Extremely cozy game. Obviously Half-Life 1 inspired. What if you played the scientist team and had to survive with your wits instead of your inexplicably amazing way with guns?

I'm generally anti-survival-crafter because they mostly seem to be about stripping the environment of trees and rocks and shit and building an extremely ugly-looking box house. This game recontextualizes that behavior into strip-mining an office complex to build little hovel-apartments to support your work exploring each zone. As a result it feels like the intermediary period between the start of the cascade and when you as Gordon Freeman run into some scientist guy huddled in a corner behind a makeshift barricade going "please help me!!!"

The other thing I super love about it is that so much of your time is about exploring a specific path until that path eventually loops back into the main "unlocked" part of your run. There's five billion shortcuts per area, all bespoke, all uncovered by digging through every nook and cranny. It's extremely rewarding to just wander around and get lost and follow some arbitrary path because it'll give you resources AND open up new parts of the level.

Brilliant stuff. Palworld could never.

Much better than Scourge of Armagon, almost as good as the original game. The levels are full of great brush work and are themed/paced extremely well, and I liked the new "alternate ammo" additions of Lava Nails, Plasma, and Multi-Rockets. Super enjoyed this one!

Very mid. The music is much worse than the base game, and while some of the setpieces are kinda neat, the levels are ultimately pretty forgettable. I do like the laser gun and some of the new enemies.

Come back to this every year or so. Really good. I have a Shaman/Soldier build that has precisely one button - left-click to attack - and stacks so many passives that it instagibs all nearby enemies on auto-attack. Now that's gameing, folks

Good but ultimately a little shallow. Shows promise, but needs that extra oomph I think.

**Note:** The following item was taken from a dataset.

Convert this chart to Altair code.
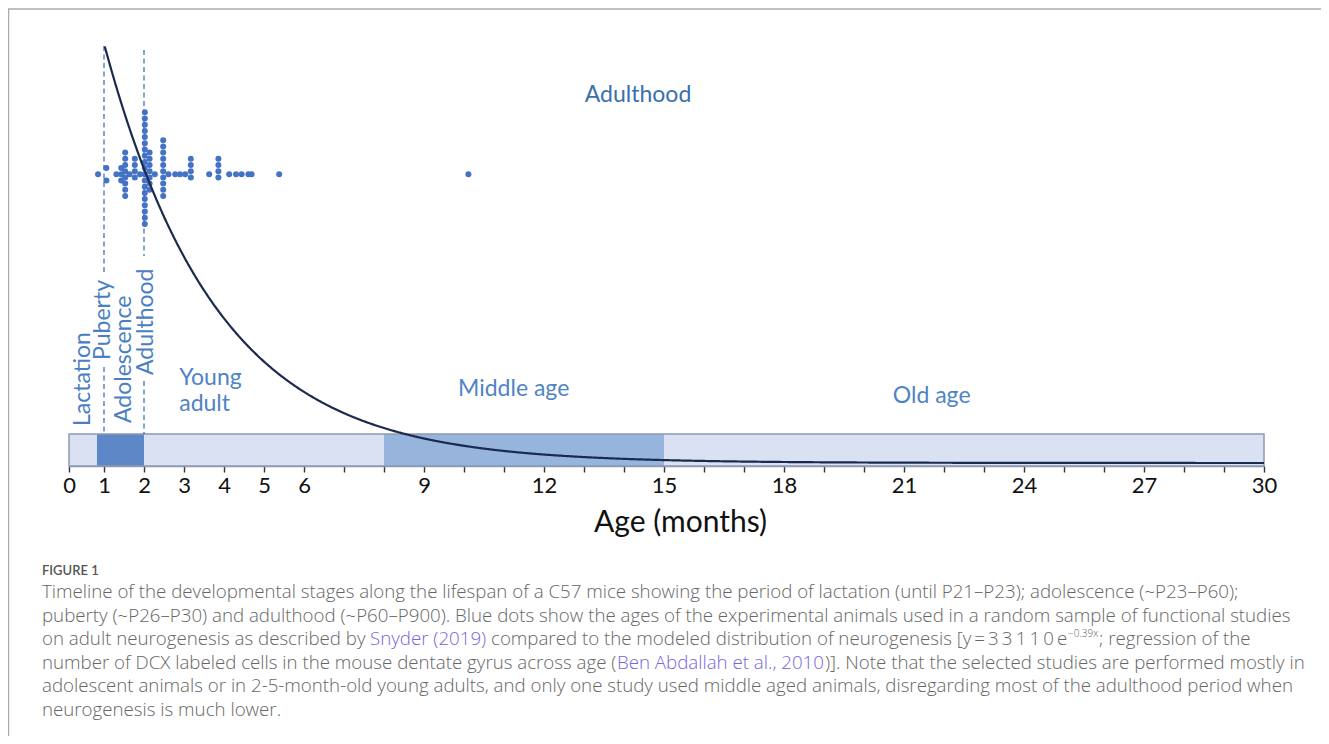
import altair as alt
import pandas as pd

# ---------------- data ----------------
tick_months = list(range(0, 31))
labelled_months = [0, 1, 2, 3, 4, 5, 6, 9, 12, 15, 18, 21, 24, 27, 30]

# timeline bar (months)
seg_start = [0.8, 8]
seg_end = [2, 15]
seg_color = ["#5e87c7", "#97b4dd"]
bar_start, bar_end = 0, 30

# neurogenesis model curve, as drawn
model_A = 33110
model_k = 0.355
curve_start, curve_end = 1.02, 30

# stage boundaries (dashed lines, months)
boundary_month = [1, 1, 2, 2]

# studies: dot columns -> age (months), lowest and highest stack level
col_age = [0.83, 1.06, 1.06, 1.31, 1.43, 1.53, 1.64, 1.77, 1.90, 2.02, 2.14, 2.27,
           2.48, 2.61, 2.78, 2.90, 3.03, 3.17, 3.63, 3.86, 4.13, 4.30, 4.44, 4.61,
           4.69, 5.38, 10.11]
col_lo = [0, 1, -1, 0, -1, -3.5, 0, -0.5, 0, -8, -2.5, 0,
          -3.5, 0, 0, 0, 0, -0.5, 0, -0.5, 0, 0, 0, 0,
          0, 0, 0]
col_hi = [0, 1, -1, 0, 1, 3.5, 0, 2.5, 0, 10, 3.5, 0,
          5.5, 0, 0, 0, 0, 2.5, 0, 2.5, 0, 0, 0, 0,
          0, 0, 0]

# stage labels
h_text = ["Adulthood", "Young", "adult", "Middle age", "Old age"]
h_month = [13.02, 2.88, 2.88, 9.85, 20.72]
v_text = ["Lactation", "Puberty", "Adolescence", "Adulthood"]
v_month = [0.6, 1.15, 1.675, 2.225]

# caption
fig_label = "FIGURE 1"
cap_lines = [
    "Timeline of the developmental stages along the lifespan of a C57 mice showing the period of lactation (until P21\u2013P23); adolescence (~P23\u2013P60);",
    "puberty (~P26\u2013P30) and adulthood (~P60\u2013P900). Blue dots show the ages of the experimental animals used in a random sample of functional studies",
    None,
    None,
    "adolescent animals or in 2-5-month-old young adults, and only one study used middle aged animals, disregarding most of the adulthood period when",
    "neurogenesis is much lower.",
]
line3_parts = ["on adult neurogenesis as described by", "Snyder (2019)",
               "compared to the modeled distribution of neurogenesis [y\u2009=\u20093\u20093\u20091\u20091\u20090\u2009e",
               "\u22120.39x", "; regression of the"]
line4_parts = ["number of DCX labeled cells in the mouse dentate gyrus across age (",
               "Ben Abdallah et al., 2010",
               ")]. Note that the selected studies are performed mostly in"]

# ---------------- layout (pixels) ----------------
W, H = 1195, 421
PAD = {"left": 61, "top": 37, "right": 57, "bottom": 270}
OX, OY = 69, 45  # page position of plot origin
BAR_TOP, BAR_BOT = 434 - OY, 466 - OY
DOT_CENTER, DOT_STEP = 174.3 - OY, 6.2

FONT = "Lato"
CAP_FONT = "Open Sans"
CAP_SIZE = 18.7
BLUE_TXT = "#4f84c4"
GRAY = "#666666"
LINK = "#7466dc"

xscale = alt.Scale(domain=[0, 1, 30], range=[0, 35, W], nice=False, zero=False)

label_expr = "indexof(%s, datum.value) >= 0 ? datum.label : ''" % str(labelled_months)

bg = alt.Chart(pd.DataFrame({"s": [bar_start], "e": [bar_end]})).mark_rect(
    fill="#dae1f2").encode(
    x=alt.X("s:Q", scale=xscale, axis=alt.Axis(
        values=tick_months, labelExpr=label_expr, title="Age (months)",
        grid=False, domain=True, domainColor="#8d98b3", domainWidth=1.5,
        ticks=True, tickColor="#333333", tickSize=6, tickWidth=1.4,
        labelFont=FONT, labelFontSize=22, labelColor="#111111", labelPadding=3,
        labelFlush=False, labelOverlap=False, labelAngle=0,
        titleFont=FONT, titleFontSize=30, titleFontWeight="normal", titleColor="#111111",
        titleX=611, titleY=65, titleAlign="center", titleBaseline="alphabetic")),
    x2="e:Q", y=alt.value(BAR_TOP), y2=alt.value(BAR_BOT))

# frame
frame_h = alt.Chart(alt.Data(values=[{}])).mark_rule(color="#ababab", strokeWidth=1.5).encode(
    x=alt.value(8 - OX), x2=alt.value(1329 - OX), y=alt.value(9 - OY))
frame_v = alt.Chart(alt.Data(values=[{}])).mark_rule(color="#ababab", strokeWidth=1.5).encode(
    x=alt.value(8.5 - OX), y=alt.value(9 - OY), y2=alt.value(744 - OY))

segs = alt.Chart(pd.DataFrame({"s": seg_start, "e": seg_end, "c": seg_color})).mark_rect().encode(
    x=alt.X("s:Q", scale=xscale, axis=None), x2="e:Q",
    y=alt.value(BAR_TOP), y2=alt.value(BAR_BOT),
    fill=alt.Fill("c:N", scale=None))

outline = alt.Chart(pd.DataFrame({"s": [bar_start], "e": [bar_end]})).mark_rect(
    fillOpacity=0, stroke="#8d98b3", strokeWidth=1.5).encode(
    x=alt.X("s:Q", scale=xscale, axis=None), x2="e:Q",
    y=alt.value(BAR_TOP), y2=alt.value(BAR_BOT))

dash_df = pd.DataFrame({"m": boundary_month,
                        "y1": [46 - OY, 367 - OY, 50 - OY, 381 - OY],
                        "y2": [272 - OY, BAR_TOP, 256 - OY, BAR_TOP]})
dashes = alt.Chart(dash_df).mark_rule(color="#4472c4", strokeWidth=1.3, strokeDash=[5, 3.5]).encode(
    x=alt.X("m:Q", scale=xscale, axis=None),
    y=alt.Y("y1:Q", scale=None), y2="y2:Q")

rows = []
for a, lo, hi in zip(col_age, col_lo, col_hi):
    lv = lo
    while lv <= hi + 1e-9:
        rows.append({"age": a, "level": lv})
        lv += 1
dots = alt.Chart(pd.DataFrame(rows)).transform_calculate(
    py=f"{DOT_CENTER} - datum.level * {DOT_STEP}").mark_circle(
    color="#4472c4", opacity=1, size=36).encode(
    x=alt.X("age:Q", scale=xscale, axis=None),
    y=alt.Y("py:Q", scale=None))

curve = alt.Chart(alt.sequence(curve_start, curve_end + 0.001, 0.02, as_="age")).transform_calculate(
    n=f"{model_A} * exp(-{model_k} * datum.age)").mark_line(
    color="#1b2a4e", strokeWidth=2.2).encode(
    x=alt.X("age:Q", scale=xscale, axis=None),
    y=alt.Y("n:Q", scale=alt.Scale(domain=[-166, 23133], nice=False, zero=False), axis=None))

h_df = pd.DataFrame({"t": h_text, "m": h_month,
                     "py": [101.7 - OY, 385 - OY, 410.7 - OY, 396 - OY, 403 - OY],
                     "c": ["#3b70ae", BLUE_TXT, BLUE_TXT, BLUE_TXT, BLUE_TXT]})
h_labels = alt.Chart(h_df).mark_text(font=FONT, fontSize=23, align="left", baseline="alphabetic").encode(
    x=alt.X("m:Q", scale=xscale, axis=None), y=alt.Y("py:Q", scale=None),
    text="t:N", color=alt.Color("c:N", scale=None))

v_df = pd.DataFrame({"t": v_text, "m": v_month,
                     "py": [426 - OY, 360 - OY, 423 - OY, 375 - OY]})
v_labels = alt.Chart(v_df).mark_text(font=FONT, fontSize=23, align="left", baseline="alphabetic",
                                     angle=270, color="#4a80c2").encode(
    x=alt.X("m:Q", scale=xscale, axis=None), y=alt.Y("py:Q", scale=None), text="t:N")

# caption segments: text, page x, page baseline y, colour, size
cap_rows = [{"t": fig_label, "x": 42, "y": 575, "c": "#555555", "s": 13}]
line_base = [598, 621.5, 645, 668.5, 692, 715.5]
for i, ln in enumerate(cap_lines):
    if ln:
        cap_rows.append({"t": ln, "x": 42, "y": line_base[i], "c": GRAY, "s": CAP_SIZE})
l3x = [42, 370, 491, 1068, 1099]
l3c = [GRAY, LINK, GRAY, GRAY, GRAY]
for t, x, c in zip(line3_parts, l3x, l3c):
    sup = t.startswith("\u2212")
    cap_rows.append({"t": t, "x": x, "y": line_base[2] - (8 if sup else 0), "c": c,
                     "s": 10 if sup else CAP_SIZE})
l4x = [42, 617, 825]
l4c = [GRAY, LINK, GRAY]
for t, x, c in zip(line4_parts, l4x, l4c):
    cap_rows.append({"t": t, "x": x, "y": line_base[3], "c": c, "s": CAP_SIZE})
cap_df = pd.DataFrame(cap_rows)
cap_df["px"] = cap_df["x"] - OX
cap_df["py"] = cap_df["y"] - OY
fig_df = cap_df.iloc[:1]
body_df = cap_df.iloc[1:]

fig_text = alt.Chart(fig_df).mark_text(font=FONT, fontWeight=600, align="left", baseline="alphabetic").encode(
    x=alt.X("px:Q", scale=None), y=alt.Y("py:Q", scale=None), text="t:N",
    color=alt.Color("c:N", scale=None), size=alt.Size("s:Q", scale=None))
body_text = alt.Chart(body_df).mark_text(font=CAP_FONT, fontWeight=300, align="left", baseline="alphabetic").encode(
    x=alt.X("px:Q", scale=None), y=alt.Y("py:Q", scale=None), text="t:N",
    color=alt.Color("c:N", scale=None), size=alt.Size("s:Q", scale=None))

chart = alt.layer(
    bg, frame_h, frame_v, segs, outline, dashes, dots, curve, h_labels, v_labels, fig_text, body_text
).resolve_scale(x="independent", y="independent").properties(
    width=W, height=H, padding=PAD, autosize=alt.AutoSizeParams(type="none"),
    background="white"
).configure_view(strokeWidth=0)

chart.save("out.html", embed_options={"renderer": "svg", "actions": False})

The main problem is that level ups don't really give you anything interesting. The closest is the vehicle upgrades (which go away when you lose that car anyway), but all the other choices are the same as the base upgrades you can buy on your characters. As such, there's no fun synergies to develop, no odd choices to make, just "get stronger in specific area". One can imagine some incredible possibilities for chaos, like "give all taxicabs bombs" or "mobsters now attack police", but none of that is in the game.

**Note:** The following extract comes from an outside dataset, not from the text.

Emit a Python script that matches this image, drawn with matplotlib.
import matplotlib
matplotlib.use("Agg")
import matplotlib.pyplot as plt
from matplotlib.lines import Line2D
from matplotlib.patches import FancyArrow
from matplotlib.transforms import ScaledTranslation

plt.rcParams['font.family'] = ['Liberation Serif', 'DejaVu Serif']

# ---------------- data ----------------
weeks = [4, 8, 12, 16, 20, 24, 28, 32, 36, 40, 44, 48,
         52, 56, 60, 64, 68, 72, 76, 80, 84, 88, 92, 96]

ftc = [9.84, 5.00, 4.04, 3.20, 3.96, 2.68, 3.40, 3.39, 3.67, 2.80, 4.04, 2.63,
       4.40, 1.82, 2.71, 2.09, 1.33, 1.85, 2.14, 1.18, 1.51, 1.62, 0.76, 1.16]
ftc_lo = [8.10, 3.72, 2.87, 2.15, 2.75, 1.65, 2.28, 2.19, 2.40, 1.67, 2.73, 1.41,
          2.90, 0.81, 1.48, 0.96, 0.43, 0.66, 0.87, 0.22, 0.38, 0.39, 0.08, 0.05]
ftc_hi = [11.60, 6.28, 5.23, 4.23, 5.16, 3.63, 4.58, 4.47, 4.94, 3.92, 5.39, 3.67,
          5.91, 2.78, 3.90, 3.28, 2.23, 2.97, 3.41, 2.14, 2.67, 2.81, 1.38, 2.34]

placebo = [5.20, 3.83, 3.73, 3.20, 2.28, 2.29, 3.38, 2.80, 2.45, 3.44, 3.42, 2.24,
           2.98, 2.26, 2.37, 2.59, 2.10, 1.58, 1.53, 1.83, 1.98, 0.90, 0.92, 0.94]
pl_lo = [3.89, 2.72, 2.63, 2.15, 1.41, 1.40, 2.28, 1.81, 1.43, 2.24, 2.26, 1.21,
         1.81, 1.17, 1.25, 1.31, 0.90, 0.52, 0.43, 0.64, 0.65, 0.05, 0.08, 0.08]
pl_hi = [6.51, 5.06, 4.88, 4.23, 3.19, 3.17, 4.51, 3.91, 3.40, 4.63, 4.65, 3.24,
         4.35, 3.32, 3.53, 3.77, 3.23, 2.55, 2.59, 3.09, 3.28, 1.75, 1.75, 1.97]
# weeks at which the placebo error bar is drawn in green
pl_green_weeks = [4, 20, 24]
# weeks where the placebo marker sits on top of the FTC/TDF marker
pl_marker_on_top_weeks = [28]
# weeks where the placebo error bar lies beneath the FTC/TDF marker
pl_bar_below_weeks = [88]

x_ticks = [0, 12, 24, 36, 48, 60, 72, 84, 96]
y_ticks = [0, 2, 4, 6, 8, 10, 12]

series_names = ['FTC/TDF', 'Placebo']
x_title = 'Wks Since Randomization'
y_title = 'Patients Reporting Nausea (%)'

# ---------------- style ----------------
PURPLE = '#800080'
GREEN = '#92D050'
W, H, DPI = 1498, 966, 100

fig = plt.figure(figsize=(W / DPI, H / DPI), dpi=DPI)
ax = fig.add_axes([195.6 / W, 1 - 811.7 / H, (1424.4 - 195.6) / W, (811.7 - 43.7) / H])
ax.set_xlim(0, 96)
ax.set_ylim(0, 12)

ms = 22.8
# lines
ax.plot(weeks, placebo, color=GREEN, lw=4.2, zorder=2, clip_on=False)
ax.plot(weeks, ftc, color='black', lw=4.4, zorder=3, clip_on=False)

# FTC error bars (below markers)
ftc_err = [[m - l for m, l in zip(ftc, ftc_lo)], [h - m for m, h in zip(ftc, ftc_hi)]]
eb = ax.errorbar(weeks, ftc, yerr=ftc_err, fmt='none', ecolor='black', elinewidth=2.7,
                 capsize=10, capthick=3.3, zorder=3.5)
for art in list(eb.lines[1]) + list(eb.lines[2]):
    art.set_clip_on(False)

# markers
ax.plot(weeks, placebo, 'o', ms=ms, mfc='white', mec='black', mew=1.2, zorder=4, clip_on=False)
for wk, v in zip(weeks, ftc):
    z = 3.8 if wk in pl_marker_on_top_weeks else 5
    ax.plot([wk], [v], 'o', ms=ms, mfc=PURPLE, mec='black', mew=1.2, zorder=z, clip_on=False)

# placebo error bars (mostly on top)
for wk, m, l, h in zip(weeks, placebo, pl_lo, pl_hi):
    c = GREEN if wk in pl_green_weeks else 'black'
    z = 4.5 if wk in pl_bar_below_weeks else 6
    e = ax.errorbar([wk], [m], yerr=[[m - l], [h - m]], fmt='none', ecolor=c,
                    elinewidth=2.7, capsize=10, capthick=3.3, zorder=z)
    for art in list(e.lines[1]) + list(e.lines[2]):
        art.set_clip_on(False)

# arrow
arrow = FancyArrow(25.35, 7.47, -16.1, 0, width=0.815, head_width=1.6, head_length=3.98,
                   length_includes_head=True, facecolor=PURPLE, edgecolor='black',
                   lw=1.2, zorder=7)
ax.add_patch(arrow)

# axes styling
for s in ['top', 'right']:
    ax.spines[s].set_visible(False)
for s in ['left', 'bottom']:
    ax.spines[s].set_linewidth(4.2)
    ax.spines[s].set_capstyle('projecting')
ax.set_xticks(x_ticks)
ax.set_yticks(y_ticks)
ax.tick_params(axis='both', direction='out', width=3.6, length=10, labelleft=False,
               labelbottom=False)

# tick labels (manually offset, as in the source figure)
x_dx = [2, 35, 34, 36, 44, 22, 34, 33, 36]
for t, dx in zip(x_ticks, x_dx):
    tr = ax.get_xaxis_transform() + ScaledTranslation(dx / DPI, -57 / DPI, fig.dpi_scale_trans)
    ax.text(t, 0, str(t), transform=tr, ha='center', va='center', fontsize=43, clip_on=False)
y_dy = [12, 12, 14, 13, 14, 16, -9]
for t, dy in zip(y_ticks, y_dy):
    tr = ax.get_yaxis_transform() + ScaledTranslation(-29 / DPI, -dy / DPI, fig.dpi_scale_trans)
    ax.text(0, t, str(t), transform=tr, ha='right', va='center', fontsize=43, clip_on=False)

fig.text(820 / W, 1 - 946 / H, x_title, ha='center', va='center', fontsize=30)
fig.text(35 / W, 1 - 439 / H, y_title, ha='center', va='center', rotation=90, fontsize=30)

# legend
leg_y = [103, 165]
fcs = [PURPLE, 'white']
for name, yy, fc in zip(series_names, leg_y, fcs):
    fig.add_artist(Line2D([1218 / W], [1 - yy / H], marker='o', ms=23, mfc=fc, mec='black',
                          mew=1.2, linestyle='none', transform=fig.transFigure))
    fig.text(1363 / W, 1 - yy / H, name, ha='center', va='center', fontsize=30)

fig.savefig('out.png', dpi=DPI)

Other small gripes: Hitting air targets is a pain in the ass. There's no isometric-angle camera like in the trailer, just 3 varieties of "overhead". There's no map features like Pay'n'Spray to aim for. If you have finite ammo, getting more ammo for your gun is nigh-impossible. Cop cars and the like act very strangely - they disgorge 2-3 enemies, then sorta hover just outside your hijack range??? Hijacking in general is annoying unless it's literally a parked or trapped car.

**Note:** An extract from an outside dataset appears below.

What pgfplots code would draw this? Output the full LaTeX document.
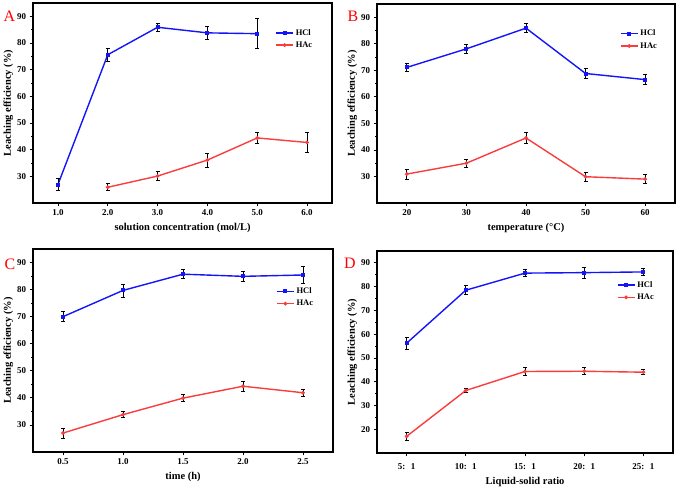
\documentclass[border=0pt]{standalone}
\usepackage{pgfplots}
\pgfplotsset{compat=1.18}
\usepackage{fontspec}
\setmainfont{Liberation Serif}
\definecolor{hclblue}{RGB}{20,20,250}
\definecolor{hacred}{RGB}{250,60,60}
\pgfplotsset{
  panel/.style={
    scale only axis,
    axis line style={line width=1.1pt, black},
    tick pos=left,
    tick align=outside,
    major tick length=3.5pt,
    minor tick length=2pt,
    every tick/.style={black, line width=0.8pt},
    minor y tick num=1,
    /pgf/number format/assume math mode=true,
    tick label style={font=\fontsize{9}{10}\selectfont\bfseries},
    label style={font=\fontsize{10.5}{12}\selectfont\bfseries},
    ylabel shift=-3bp,
    ylabel={Leaching efficiency (\%)},
    legend style={draw=none, fill=none, font=\fontsize{8.5}{9}\selectfont\bfseries,
      inner sep=0pt, row sep=1pt, cells={anchor=west}},
    legend image code/.code={
      \draw[mark repeat=2,mark phase=2,#1] plot coordinates {(0cm,0cm) (0.3cm,0cm) (0.6cm,0cm)};},
  },
  hcl/.style={color=hclblue, line width=1.4pt, mark=square*, mark size=1.3pt,
    mark options={solid, fill=hclblue},
    error bars/.cd, y dir=both, y explicit,
    error bar style={black, line width=0.8pt},
    error mark options={rotate=90, black, mark size=2pt, line width=0.8pt}},
  hac/.style={color=hacred, line width=1.4pt, mark=*, mark size=1.1pt,
    mark options={solid, fill=hacred},
    error bars/.cd, y dir=both, y explicit,
    error bar style={black, line width=0.8pt},
    error mark options={rotate=90, black, mark size=2pt, line width=0.8pt}},
}
\begin{document}
\begin{tikzpicture}
\useasboundingbox (0,0) rectangle (678bp,487bp);
% Panel A
\begin{axis}[panel, at={(33bp,284bp)}, anchor=south west, width=299bp, height=200bp,
  xmin=0.5, xmax=6.5, ymin=20, ymax=95,
  xtick={1,2,3,4,5,6}, ytick={30,40,...,90},
  xticklabel style={/pgf/number format/.cd, fixed, fixed zerofill, precision=1},
  xlabel={solution concentration (mol/L)},
  legend style={at={(0.81,0.88)}, anchor=north west}]
\addplot+[hcl] table[x=x, y=y, y error=e] {
x y e
1 26.9 2.3
2 75.6 2.4
3 85.9 1.6
4 83.8 2.4
5 83.5 5.6
};
\addlegendentry{HCl}
\addplot+[hac] table[x=x, y=y, y error=e] {
x y e
2 25.9 1.3
3 30.1 1.7
4 36.1 2.6
5 44.4 1.9
6 42.7 3.6
};
\addlegendentry{HAc}
\end{axis}
% Panel B
\begin{axis}[panel, at={(377bp,284bp)}, anchor=south west, width=298bp, height=199bp,
  xmin=15, xmax=65, ymin=20, ymax=95,
  xtick={20,30,40,50,60}, ytick={30,40,...,90},
  xlabel={temperature (°C)},
  legend style={at={(0.815,0.88)}, anchor=north west}]
\addplot+[hcl] table[x=x, y=y, y error=e] {
x y e
20 71.1 1.5
30 78.1 1.6
40 85.9 1.6
50 68.8 1.9
60 66.5 1.9
};
\addlegendentry{HCl}
\addplot+[hac] table[x=x, y=y, y error=e] {
x y e
20 30.9 1.9
30 35.0 1.6
40 44.5 2.1
50 29.9 1.6
60 29.0 1.6
};
\addlegendentry{HAc}
\end{axis}
% Panel C
\begin{axis}[panel, at={(33bp,35bp)}, anchor=south west, width=300bp, height=203bp,
  xmin=0.25, xmax=2.75, ymin=20, ymax=95,
  xtick={0.5,1,1.5,2,2.5}, ytick={30,40,...,90},
  xticklabel style={/pgf/number format/.cd, fixed, fixed zerofill, precision=1},
  xlabel={time (h)},
  legend style={at={(0.81,0.82)}, anchor=north west}]
\addplot+[hcl] table[x=x, y=y, y error=e] {
x y e
0.5 70.0 1.9
1.0 79.7 2.4
1.5 85.7 1.6
2.0 84.9 2.0
2.5 85.4 3.1
};
\addlegendentry{HCl}
\addplot+[hac] table[x=x, y=y, y error=e] {
x y e
0.5 27.0 1.8
1.0 33.8 1.2
1.5 39.9 1.2
2.0 44.3 1.9
2.5 41.9 1.2
};
\addlegendentry{HAc}
\end{axis}
% Panel D
\begin{axis}[panel, at={(377bp,34bp)}, anchor=south west, width=296bp, height=202bp,
  xmin=-0.5, xmax=4.5, ymin=10, ymax=95,
  xtick={0,1,2,3,4}, ytick={20,30,...,90},
  xticklabels={{5:\hspace{0.6em}1},{10:\hspace{0.6em}1},{15:\hspace{0.6em}1},{20:\hspace{0.6em}1},{25:\hspace{0.6em}1}},
  xticklabel style={yshift=-4bp},
  xlabel={Liquid-solid ratio},
  legend style={at={(0.81,0.86)}, anchor=north west}]
\addplot+[hcl] table[x=x, y=y, y error=e] {
x y e
0 56.2 2.5
1 78.5 1.9
2 85.7 1.5
3 85.9 2.4
4 86.2 1.6
};
\addlegendentry{HCl}
\addplot+[hac] table[x=x, y=y, y error=e] {
x y e
0 17.0 1.7
1 36.3 1.0
2 44.3 1.8
3 44.4 1.5
4 44.0 1.0
};
\addlegendentry{HAc}
\end{axis}
\node[red, font=\fontsize{16}{18}\selectfont] at (9.5bp,471bp) {A};
\node[red, font=\fontsize{16}{18}\selectfont] at (353bp,471bp) {B};
\node[red, font=\fontsize{16}{18}\selectfont] at (10bp,223bp) {C};
\node[red, font=\fontsize{16}{18}\selectfont] at (350bp,224bp) {D};
\end{tikzpicture}
\end{document}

I do like the hyper-destructive experience, and I think Maniac has extremely strong fundamentals, it just needs some fun "crazy" upgrades to spice up the experience, better hijacking, and a more fleshed-out city. I don't want different mission types or anything necessarily, just more to do than "wander in a circle and explode cars".

Basically a first-person FMV adventure game. The combat is not really combat per se - you just spam your "attack" move until you win, no thought necessary - so in practice it's more about puzzles, like using a rain spell to put out fire or a light spell to navigate a labyrinth.

Mostly coasts by on the strength of its silly theater nerd writing and the large (and shallow) cast of characters. I get the distinct feeling that the person who made this game basically invited all their friends and family and family of friends to take portraits and deliver grandiose lines. It's fun in that respect, and a good game to play in a call or on a stream with your buddies.

That said, the simplicity and shallow goofiness start to lose their appeal around hour 3. Other games like this tend to wrap up in a nice clean 2 hours. This one outstays its welcome.